In western floodplains, species adapt to bullfrog, sunfish invaders

A new study of a southwestern Washington floodplain finds that most native species adapt well to the invaders by shifting their food sources and feeding strategies.

The results may hold true for other lowland waterbodies and other native species in response to bullfrogs and sunfish invaders. The findings could also help wildlife managers develop appropriate action plans where these non-natives are established.

“The study shows that native species, at least in this floodplain, can tolerate non-native bullfrogs and sunfish,” said Meredith Holgerson, assistant professor of ecology and evolutionary biology in the College of Agriculture and Life Sciences, and first author of the study, “Freshwater Floodplain Habitats Buffer Native Food Webs from Negative Effects of Non-native Centrarchids and Bullfrogs,” published online March 28 in the journal Freshwater Science.

Diverse habitats — which create places to hide — and plentiful alternate food sources are two main factors that allow native species to coexist with non-native invaders, Holgerson said.

“The good news is that we don’t need to worry about removing these non-native species from floodplains like we do in high elevation systems where bullfrogs and sunfish have adverse effects,” Holgerson said. “If we want to manage something, we should manage for the habitat.”

This could include promoting available food resources and maintaining emergent vegetation along waterbody edges where fish or amphibian larvae can hide, she said.

Both bullfrogs and sunfish have been introduced by people into fresh

waterbodies globally. Bullfrogs, native to the northeastern U.S., were brought to the West Coast for farming for frog legs. Sunfish, also known as centrarchid fishes, including bass, crappie, bluegill and sunfish, were introduced in the West for recreational fishing.

In the study, the researchers investigated how native and non-native species coexist by analyzing what the different species ate and whether they competed for the same resources. Ideally, a perfect study design would have compared waterbodies that had only bullfrogs and natives; only sunfish and natives; both invaders together and natives; and water bodies without either invader.

“Unfortunately, in an invaded landscape, you often get both bullfrogs and sunfish together,” Holgerson said.

In water bodies with and without non-natives, the scientists took tissue samples from a range of predators and prey, and measured their carbon and nitrogen stable isotopes, which occur naturally in the landscape. The isotopic signatures for carbon (ratios of carbon-12 and carbon-13) in a consumer’s tissue can be traced to different food sources to understand what it is eating.

Similarly, isotopic signatures for nitrogen (ratios of nitrogen-14 and nitrogen-15) reveal an organism’s place within the food chain. Organisms that are higher on the food chain retain more of the heavier nitrogen-15 than of nitrogen-14, Holgerson said.
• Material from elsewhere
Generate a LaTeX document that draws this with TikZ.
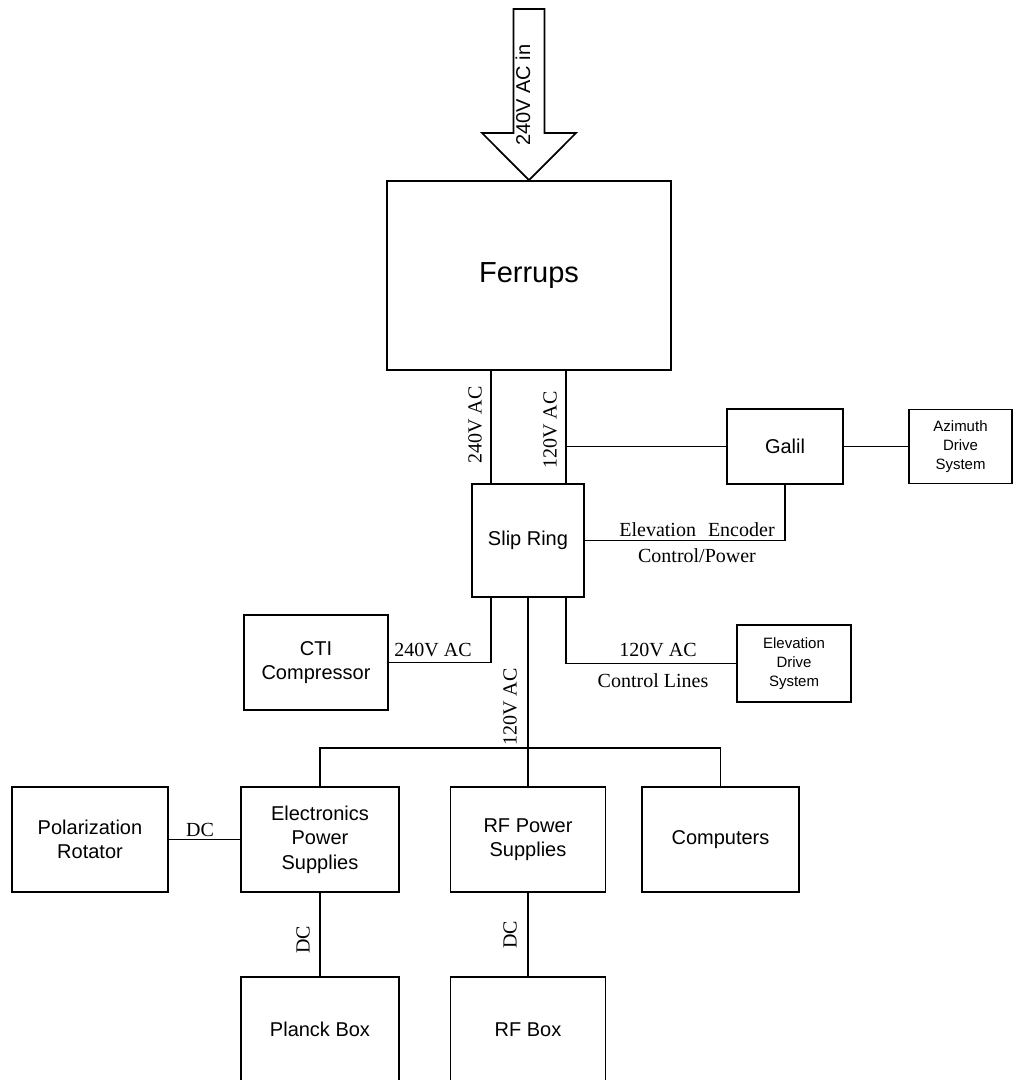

Overall, the ecologists found that two species of native salamander larvae and native three-spine stickleback fish fed a little lower on the food web and shifted food resources in the presence of bullfrogs and sunfish. The data suggest that stickleback — known to have flexible diets — ate more open-water zooplankton and less bottom-dwelling invertebrates (crustaceans, worms and aquatic insects) when competing with sunfish for food.

The isotopic data suggest that salamander larvae shifted from open water to hiding more at pond edges, where they ate more bottom-dwelling invertebrates.

Frogs were less affected by nonnative introductions. As frog larvae are herbivorous, the data suggest that the algae they ate was plentiful enough to limit competition between nonnative bullfrog and native frog larvae.

“By shifting their feeding strategies, native species may be able to coexist with these non-natives, as opposed to undergoing population declines,” Holgerson said.